As a disclaimer: These photos were taken during a visit in February/March 2016, so this post may not be representative of this site today.
Part of the Metropolitan Museum of Art, this subdivision of the museum focuses on European Medieval art and architecture, mostly Romanesque and Gothic. The collection, gathered by George Grey Barnard, an American sculptor, was purchased for the museum by John D. Rockefeller Jr. Pieces from the collections of J.P. Morgan and Joseph Brummer eventually joined The Cloisters as well.
The building itself was designed by Charles Collens, inspired by abbeys in Catalonia and France and containing medieval gardens, chapels, and themed galleries. They are intended to evoke European monastic life, and they certainly deliver, as it really does feel like a bit of Europe made it to New York City.

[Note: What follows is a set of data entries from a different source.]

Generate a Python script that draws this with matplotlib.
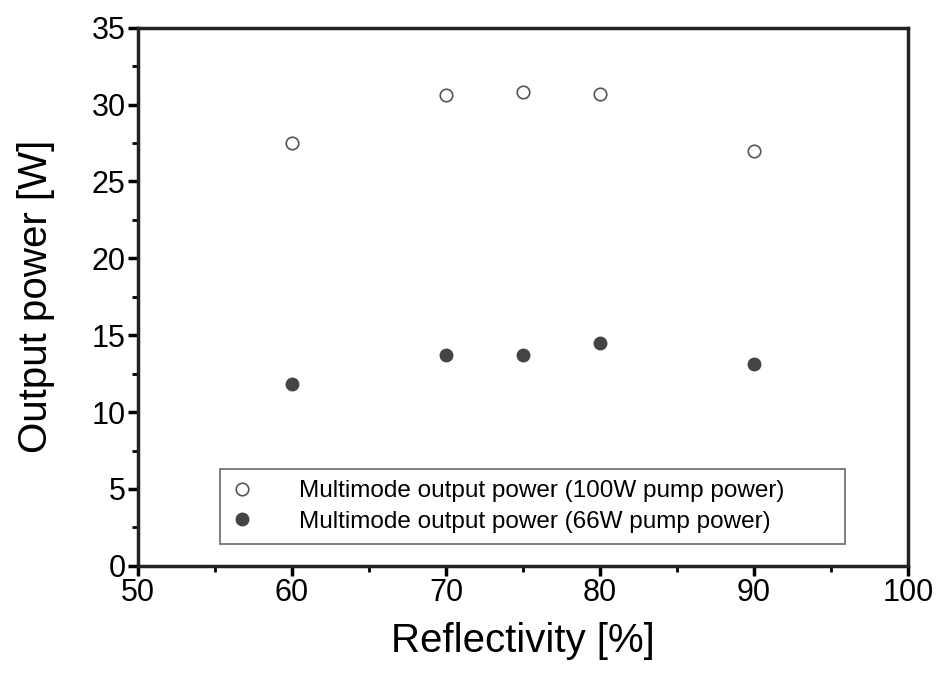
import matplotlib
matplotlib.use("Agg")
import matplotlib.pyplot as plt
from matplotlib.ticker import MultipleLocator

reflectivity = [60, 70, 75, 80, 90]
power_100w = [27.5, 30.6, 30.8, 30.7, 27.0]
power_66w = [11.8, 13.7, 13.7, 14.5, 13.1]

plt.rcParams['font.family'] = ['Liberation Sans', 'DejaVu Sans']

fig = plt.figure(figsize=(9.39, 6.76), dpi=100)
ax = fig.add_axes([0.147, 0.163, 0.820, 0.796])

ax.plot(reflectivity, power_100w, 'o', ms=9, mfc='white', mec='#555555', mew=1.2,
        label='Multimode output power (100W pump power)')
ax.plot(reflectivity, power_66w, 'o', ms=9, mfc='#444444', mec='#444444',
        label='Multimode output power (66W pump power)')

ax.set_xlim(50, 100)
ax.set_ylim(0, 35)
ax.xaxis.set_major_locator(MultipleLocator(10))
ax.xaxis.set_minor_locator(MultipleLocator(5))
ax.yaxis.set_major_locator(MultipleLocator(5))
ax.yaxis.set_minor_locator(MultipleLocator(2.5))
ax.tick_params(which='major', direction='out', length=7, width=2.5, labelsize=22, pad=2)
ax.tick_params(which='minor', direction='out', length=4, width=2)
for s in ax.spines.values():
    s.set_linewidth(2.5)
    s.set_color('#222222')

ax.set_xlabel('Reflectivity [%]', fontsize=29, labelpad=10)
ax.set_ylabel('Output power [W]', fontsize=29, labelpad=26)

leg = ax.legend(loc='lower left', bbox_to_anchor=(0.106, 0.041, 0.812, 0.14), mode='expand',
                borderaxespad=0, fontsize=17.5, frameon=True, fancybox=False,
                handletextpad=1.9, borderpad=0.45, labelspacing=0.35, handlelength=0.9)
leg.get_frame().set_edgecolor('#444444')
leg.get_frame().set_linewidth(1.2)

fig.savefig('out.png', dpi=100)
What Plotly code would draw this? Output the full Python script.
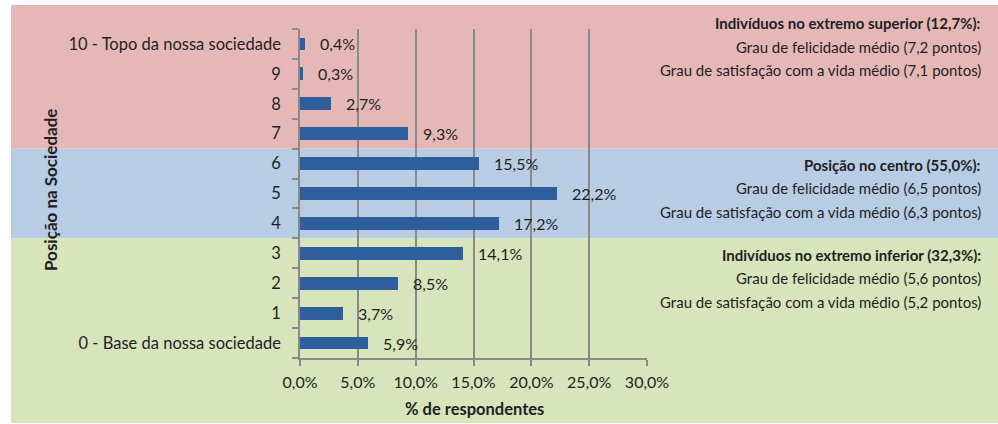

The site was purchased by Rockefeller in 1930 and donated (along with the Barnard collection) in 1931. The museum finally opened in 1938. Pieces from the cloisters at Sant Miquel de Cuixà, Saint Guilhem-le-Désert, Bonnefont-en-Comminges, Trie-sur-Baïse, and Froville were disassembled and brought to New York City, where they were integrated into the more modern building.
This is the only known complete deck of illuminated ordinary playing cards (as opposed to tarot cards) from the fifteenth century. The deck is composed of four suits, each with a king, queen, knave, and ten pip cards, and it is believed to be Franco-Flemish in origin.
The original monastery, Saint-Guilhem-le-Désert, was founded in 804 by Saint William (Guilhem), Duke of Aquitaine and a member of the court of Charlemagne. The site was a famous pilgrim destination on the path to Santiago de Compostela in northern Spain.
The capitals of the cloister have different motifs: some imitate ancient Roman forms, other represent stories from the Bible, including Daniel in the Lions’ Den.
This was part of the Benedictine monastery of Saint-Michel-de-Cuxa, which is located at the base of Mount Canigou in the northeastern Pyrenees. It was founded in 878, and abandoned in 1791 due to the French Revolution. The cloister itself was constructed in the 12th century, and was originally twice the size currently on view at The Cloisters, as part of the structure was left behind in its original home.
The Mérode Altarpiece is possibly its most famous holding, as it is a foundational work of Early Netherlandish painting. It has been in the Cloisters since 1956, when it was purchased by Rockefeller. Also known as Annunciation Triptych, it is unsigned and undated, but has been attributed to Robert Campin, an Early Netherlandish painter, and an assistant, and is believed to have been completed sometime between 1425 and 1428.
While originally thought to have come from a Cistercian monastery in Bonnefont-en-Comminges near Toulouse, some of the capitals from this cloister are now believed to have come from a 13th-century Franciscan monastery in Tarbes, which was demolished in the early 1900s. The cloister holds a medieval garden, and each set of plants has been labeled according to their medieval usage, whether medicinal, culinary, or magical. The species grown in the garden are all plants documented in medieval sources, and some were traditionally used to create pigments for manuscript painting and textile dyeing.